Just a quick question, for educational and self debugging purposes, I was wondering if it was possible to read entries from the Global Descriptor Table, for example:

GDT          db          00,00
GDTaddr   db          00,00,00,00

sgdt GDT
sub dword ptr[GDTaddr],18     ;2nd Entry
mov edi,dword ptr[GDTaddr]
mov esi,offset entry
mov ecx,8h                               ;entry is 8 bytes long
loopr:
lodsb
stosb
loop loopr

Program keeps stopin, i would assume ad lodsb, so I was wonderin if the address of the GDT was not readable.

What you're trying to do is not useful to an application so why are you tinkering around in there? Most programmers who work in assembly can go their entire lives without working with system instructions. Are you planning on designing your own operating system or modifying an existing one?

For example:
Instruction Description Useful to App.? Protected from App?
SGDT Store GDT register No No
LGDT Load GDT register No Yes

Yeah, I know it is not important to an application, and mainly for building an OS. But i aint buildin an operating system, I'm not even using that code i stuck up in my last post in my program, this was only for trying to find out if I could access, or read, entries from the GDT, so i could follow and debug my program for my own learning. Or are we not allowed to get information from that?

As I posted you can read it only, but I really don't see what good it will do you for debugging.
By the way its only 6 bytes. segment and selector.

Well, its not so much debugging, really just more, following the process of my application.

Ok, so i know that I can access the address of the GDT, but is it possible to access the entries with in it?

For example, if i wanted to find the Virtual Address of the stack segment, and the ss register was equal to 0x0023, this then means that to find that address we must find the entry with in the GDT,
0x23 meaning entry: 2 of the GDT? right? So when i try to access this, or at least I think I am, the program terminates. Is this reason because I do not have access to this?
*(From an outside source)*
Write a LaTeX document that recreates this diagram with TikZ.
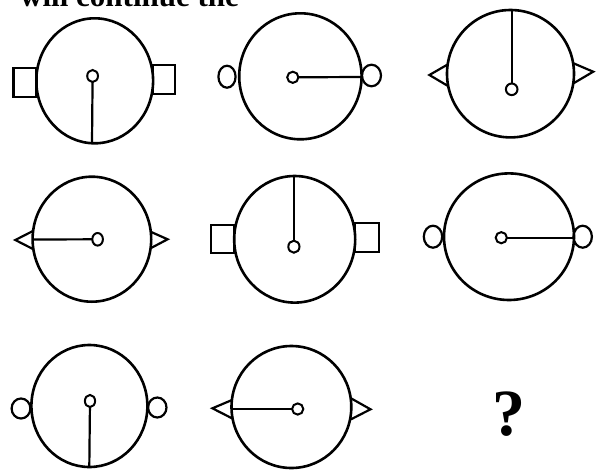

ya ya, I've had those downloaded for a long time, I use those alot, but I doesn't seem to inform, or at least I cannot find, whether or not reading entries from the GDT is allowed. Which is why i came here. This will clear things up for me because if reading entries from the GDT are not allowed, this explains why my program is screwin up, otherwise, I've made the fault some where when I typed in the numbers. Thanks for the help though.

*PROTECTED MODE STUFF*
If you are running as an application program,
then you application is most likely running in another ring
of the processor and most likely will not be able to
execute privileged instructions like SGDT and LGDT.
Applications programs address space is limited by the LDT,
and does not correspond to GDT entries.
A segment selector used in segment registers in protected
mode acts as an index into a table of segment descriptors.
Segment descriptors contain the size,attributes,and beginning
linear address of segments.
The beginning linear address of a descriptor table
is stored in GDTr and LDTr registers, the processor
multiplies a selector by 8 to index into these entries.
Hope this helps.

great, yeah, so if I'm not able to access SGDT, and if i still used it, what would be the meaning of the value that it returned, becuase i got one. Also, does this mean the GDT is located in a different 4GB RAM area? but the LDT is located in the same Ram as the program? or at least the descriptor tables point to segments that are in the same RAM as my application, right. Basically I'm trying to find these segmented areas in the Applications RAM, wondering if its possible.

As to the meaning of the value returned by SGDT it will be
a 48-bit BASE Address/Limit value.
I do not know much about protected mode,
I just play around in DOS.

The 80386 Programmer's Reference Manual might help,
it is available as a PDF online.

You cannot access the GDT from within an application. The operating system aqnd hardware, between the two of them, conspire to ensure that an application can only access the memory allocated to it. They do that to prevent an application from trashing another applications code and data, or, even worse, the operating system's code and data.

A GDT entry contains a segment address (usually set to zero in modern operating systems), a 32 or 48 bit offset address (depending upon whether it is a 32 bit or 64 bit processor), and various flags all mixed up togetrher. The flage determine such things as:

Can you read from the segment?
Can you write to the segment?
Does the segment contain code or data?
Is the segment present in memory (rather than swapped out to disk)
The segment's privilege level

And so on.

while i am running my program it say gdt not loaded

Well assuming that you are running a protected mode operating system such as Windows or Linux, you can be absolutely certain that it is loaded. Your computer would collapse on the floor otherwise.